I stepped behind the shower curtain into the thick steam of the shower. Steam is so cleansing to me, as if I could curl up in the warm water vapor like I would curl up to my pillow in the growing chill of night. As the ache in my muscles increased, I slid to the bottom of the tub and let the water drip over my body. I had taken showers that way, huddled on the tub floor, since I was a little girl. I didn't learn it was odd until I lived with my college roommate. She accidentally walked in upon me sitting on the cool, green tile of the shared bathroom, the spray of water turned to the hottest I could stand it. The stark difference between the temperature of the tile and the moist heat that came from the shower head appealed to me. Cathleen apologized for intruding, then asked about it later. I couldn't understand her confusion, until she explained to me that most people stood in the shower, cleaned themselves and were done with it. I never suspected I was different. Since then, I wondered what else I had been doing since I was a child that was so strange and foreign to everyone else. I became paranoid about being normal. I didn't want to stand out or be noticed for being unique in any way, so I started dressing in all black so no one could notice the color of my blouse and tell me that no one really wore that color. I ate my meals with others, instead of at my own table, and even tried to have a social life. Eventually, it became so obvious to me that suddenly changing my habits, going to parties, dressing in black, and conforming made me stand out more to my classmates. It was at that point I decided that I didn't care anymore what anyone thought, and wouldn't be bothered by sitting in the shower.

After sufficiently warming myself in the shower, I sat at the foot of the hotel bed, wrapped in a suspiciously dingy, off-white towel that I grabbed from the towel rack, and began to flip through the channels on the television set. Nothing seemed particularly interesting to me, even the cooking channel. I adored cooking shows, as I had once considered being a chef in my teens, but I didn't have the money to pay for culinary school myself and my mother refused to pay for anything other than a business degree at a private academy. I liked to watch the TV chefs in their immaculate set kitchens chop tomatoes and make balsamic vinaigrette reductions, crust filet mignon and dice onions. I spent the entire program wishing that I had the skills to make such a perfect meal. The chefs always seemed so happy to be cooking, even if what they were cooking sounded awful, like cold asparagus-leek soup.

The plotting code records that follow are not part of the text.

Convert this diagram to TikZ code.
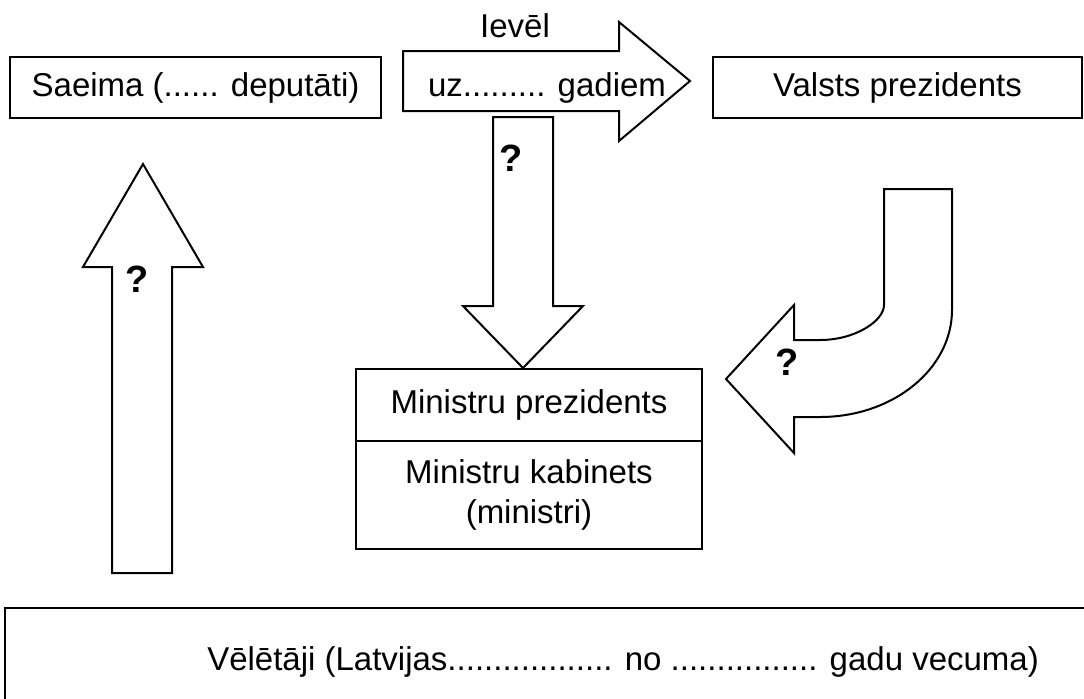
\documentclass[tikz,border=0pt]{standalone}
\usepackage{fontspec}
\setmainfont{Liberation Sans}

\begin{document}
\begin{tikzpicture}[
	x=0.5pt, y=-0.5pt,
	line width=1pt,
	every node/.style={font=\fontsize{16.5}{20}\selectfont},
	box/.style={rectangle, draw, text centered, inner sep=0pt, outer sep=0pt},
	blockarrow/.style={draw, fill=white, line join=miter},
	qmark/.style={font=\fontsize{19}{22}\selectfont\bfseries},
	]
	\clip (0,0) rectangle (1084,698);

	% boxes
	\node [box, minimum width=185.5pt, minimum height=30.5pt] (saeima) at (195.5,87.5) {Saeima (...... deputāti)};
	\node [box, minimum width=184.5pt, minimum height=30.5pt] (prez) at (897.5,87.5) {Valsts prezidents};
	\node [box, minimum width=173pt, minimum height=36pt] (mp) at (529,405) {Ministru prezidents};
	\node [box, minimum width=173pt, minimum height=54pt, align=center, anchor=north] (mk) at (mp.south) {Ministru kabinets\\(ministri)};
	\draw (5,608) rectangle (1110,720);
	\node (vel) at (623,662) {Vēlētāji (Latvijas.................. no ................ gadu vecuma)};

	% top arrow
	\draw [blockarrow] (403,51) -- (619,51) -- (619,22) -- (690,81) -- (619,141) -- (619,111) -- (403,111) -- cycle;
	\node (ievel) at (515,26) {Ievēl};
	\node (uz) at (547,88) {uz......... gadiem};

	% down arrow
	\draw [blockarrow] (493,117) -- (553,117) -- (553,306) -- (583,306) -- (523,368) -- (463,306) -- (493,306) -- cycle;
	\node [qmark] (q1) at (511,158) {?};

	% up arrow
	\draw [blockarrow] (112,573) -- (112,267) -- (83,267) -- (143,164) -- (203,267) -- (172,267) -- (172,573) -- cycle;
	\node [qmark] (q2) at (137,279) {?};

	% curved arrow
	\draw [blockarrow] (884,189) -- (952,189) -- (952,310)
		.. controls (952,369) and (893,417) .. (820,417) -- (794,417) -- (794,453)
		-- (726,379) -- (794,305) -- (794,340) -- (820,340)
		.. controls (855,340) and (884,321) .. (884,305) -- cycle;
	\node [qmark] (q3) at (787,362) {?};
\end{tikzpicture}
\end{document}
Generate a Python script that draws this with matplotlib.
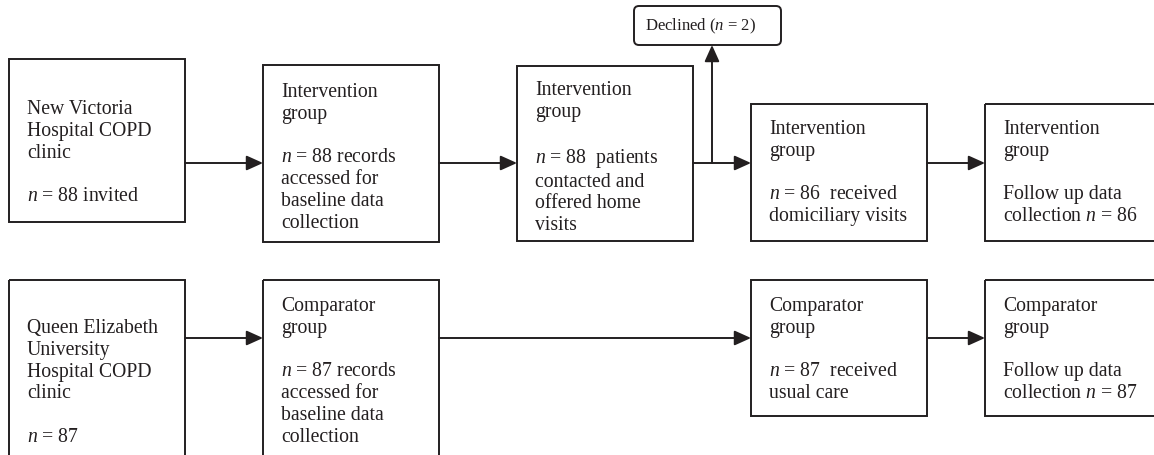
import matplotlib.pyplot as plt
from matplotlib.patches import Rectangle, FancyBboxPatch

plt.rcParams['font.family'] = 'Liberation Serif'
plt.rcParams['mathtext.fontset'] = 'custom'
plt.rcParams['mathtext.rm'] = 'Liberation Serif'
plt.rcParams['mathtext.it'] = 'Liberation Serif:italic'

# numeros do fluxograma
n_intervencao = [88, 88, 88, 86, 86]
n_comparador = [87, 87, 87, 87]
n_recusou = 2

textos_cima = [
    "New Victoria\nHospital COPD\nclinic\n\n$n$ = %d invited" % n_intervencao[0],
    "Intervention\ngroup\n\n$n$ = %d records\naccessed for\nbaseline data\ncollection" % n_intervencao[1],
    "Intervention\ngroup\n\n$n$ = %d  patients\ncontacted and\noffered home\nvisits" % n_intervencao[2],
    "Intervention\ngroup\n\n$n$ = %d  received\ndomiciliary visits" % n_intervencao[3],
    "Intervention\ngroup\n\nFollow up data\ncollection $n$ = %d" % n_intervencao[4],
]
textos_baixo = [
    "Queen Elizabeth\nUniversity\nHospital COPD\nclinic\n\n$n$ = %d" % n_comparador[0],
    "Comparator\ngroup\n\n$n$ = %d records\naccessed for\nbaseline data\ncollection" % n_comparador[1],
    "Comparator\ngroup\n\n$n$ = %d  received\nusual care" % n_comparador[2],
    "Comparator\ngroup\n\nFollow up data\ncollection $n$ = %d" % n_comparador[3],
]
texto_recusou = "Declined ($n$ = %d)" % n_recusou

# caixas: (x0, y0, x1, y1, y do texto) em pixels
caixas_cima = [(9, 60, 185, 223, 100), (263, 66, 439, 243, 83), (517, 67, 693, 242, 81),
               (751, 105, 927, 242, 120), (985, 105, 1160, 242, 120)]
caixas_baixo = [(9, 281, 185, 470, 319), (263, 281, 439, 470, 297),
                (751, 281, 927, 417, 297), (985, 281, 1160, 417, 297)]
y_seta_cima = 164
y_seta_baixo = 339

fig = plt.figure(figsize=(11.54, 4.56), dpi=100)
ax = fig.add_axes([0, 0, 1, 1])
ax.set_xlim(0, 1154)
ax.set_ylim(456, 0)
ax.axis('off')

cor = '#231f20'

def caixa(c, txt):
    x0, y0, x1, y1, yt = c
    ax.add_patch(Rectangle((x0, y0), x1 - x0, y1 - y0, fill=False, ec=cor, lw=1.4))
    ax.text(x0 + 18, yt, txt, fontsize=14.2, va='top', ha='left', color=cor, linespacing=1.2)

def seta(xa, ya, xb, yb):
    ax.annotate('', xy=(xb, yb), xytext=(xa, ya),
                arrowprops=dict(arrowstyle='-|>,head_length=1.0,head_width=0.45',
                                color=cor, lw=1.4, shrinkA=0, shrinkB=0))

for c, t in zip(caixas_cima, textos_cima):
    caixa(c, t)
for c, t in zip(caixas_baixo, textos_baixo):
    caixa(c, t)

# setas de cima
for i in range(4):
    seta(caixas_cima[i][2], y_seta_cima, caixas_cima[i + 1][0], y_seta_cima)
# setas de baixo
seta(caixas_baixo[0][2], y_seta_baixo, caixas_baixo[1][0], y_seta_baixo)
seta(caixas_baixo[1][2], y_seta_baixo, caixas_baixo[2][0], y_seta_baixo)
seta(caixas_baixo[2][2], y_seta_baixo, caixas_baixo[3][0], y_seta_baixo)

# caixa dos que recusaram
ax.add_patch(FancyBboxPatch((634, 7), 147, 39, boxstyle='round,pad=0,rounding_size=5',
                            fill=False, ec=cor, lw=1.4))
ax.text(700, 26.5, texto_recusou, fontsize=12, ha='center', va='center', color=cor)
seta(712, y_seta_cima, 712, 46)

fig.savefig('out.png', dpi=100)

These shows were far better than the reality shows and self-help shows I had flippantly watched while killing time. The reality shows seemed so forced, like there was a layer of plastic over the whole operation and nothing could ever permeate the plastic force field of scripted unreality. But the one thing that bothered me most about television were the professionals that made TV shows about their field. For example, if the topic of the show was interior decorating, one host might say to the other, "Well, look at the mess that Sally is making with her paint choices! A pop of color on one wall makes a focal point when grouped with neutral colors for the remaining walls. And the fabric for the drapes is simply a mess of synthetic fiber and tacky patterns." That kind of talk seemed unnecessary, because the other host would surely know these things already. I imagined it would get boring, repeating the mundane details of your own profession for the sake of educating an audience. I would never want to be on a publishing television show, because I wasn't sure just how many times I would be able to go through the steps of turning a manuscript into a book before I got sick of my own voice and quit the whole thing.